CalCROP21: A Georeferenced multi-spectral dataset of Satellite Imagery and Crop Labels
This work addresses crop monitoring for agricultural sustainability and food security by providing an improved benchmark dataset, but it is incremental as it builds upon existing USDA data with enhancements in resolution and methodology.
The authors tackled the problem of crop mapping by creating CalCROP21, a high-resolution georeferenced dataset with crop labels at 10m spatial resolution for California's Central Valley, using a novel segmentation algorithm STATT that achieved significantly better results than existing methods, though specific numerical improvements are not detailed.
Mapping and monitoring crops is a key step towards sustainable intensification of agriculture and addressing global food security. A dataset like ImageNet that revolutionized computer vision applications can accelerate development of novel crop mapping techniques. Currently, the United States Department of Agriculture (USDA) annually releases the Cropland Data Layer (CDL) which contains crop labels at 30m resolution for the entire United States of America. While CDL is state of the art and is widely used for a number of agricultural applications, it has a number of limitations (e.g., pixelated errors, labels carried over from previous errors and absence of input imagery along with class labels).
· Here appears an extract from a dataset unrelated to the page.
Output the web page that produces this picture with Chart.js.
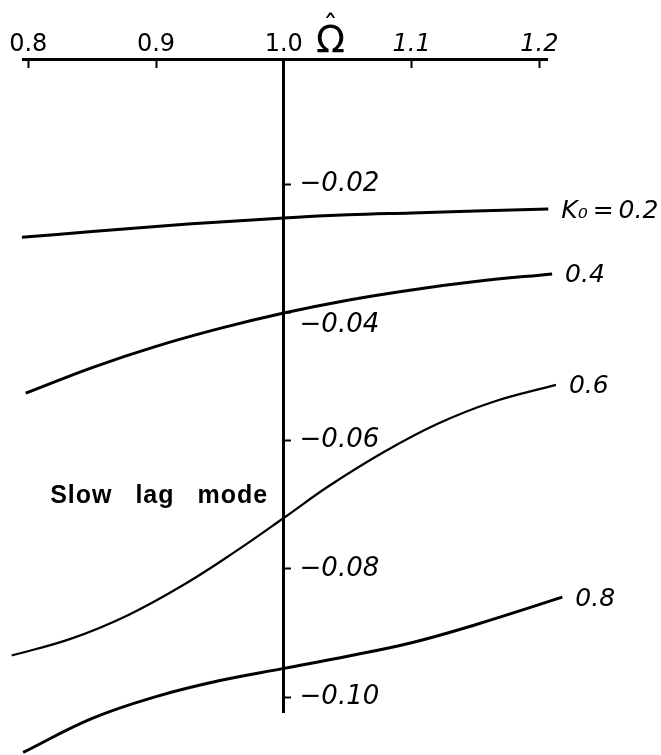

In this work, we create a new semantic segmentation benchmark dataset, which we call CalCROP21, for the diverse crops in the Central Valley region of California at 10m spatial resolution using a Google Earth Engine based robust image processing pipeline and a novel attention based spatio-temporal semantic segmentation algorithm STATT. STATT uses re-sampled (interpolated) CDL labels for training, but is able to generate a better prediction than CDL by leveraging spatial and temporal patterns in Sentinel2 multi-spectral image series to effectively capture phenologic differences amongst crops and uses attention to reduce the impact of clouds and other atmospheric disturbances. We also present a comprehensive evaluation to show that STATT has significantly better results when compared to the resampled CDL labels. We have released the dataset and the processing pipeline code for generating the benchmark dataset.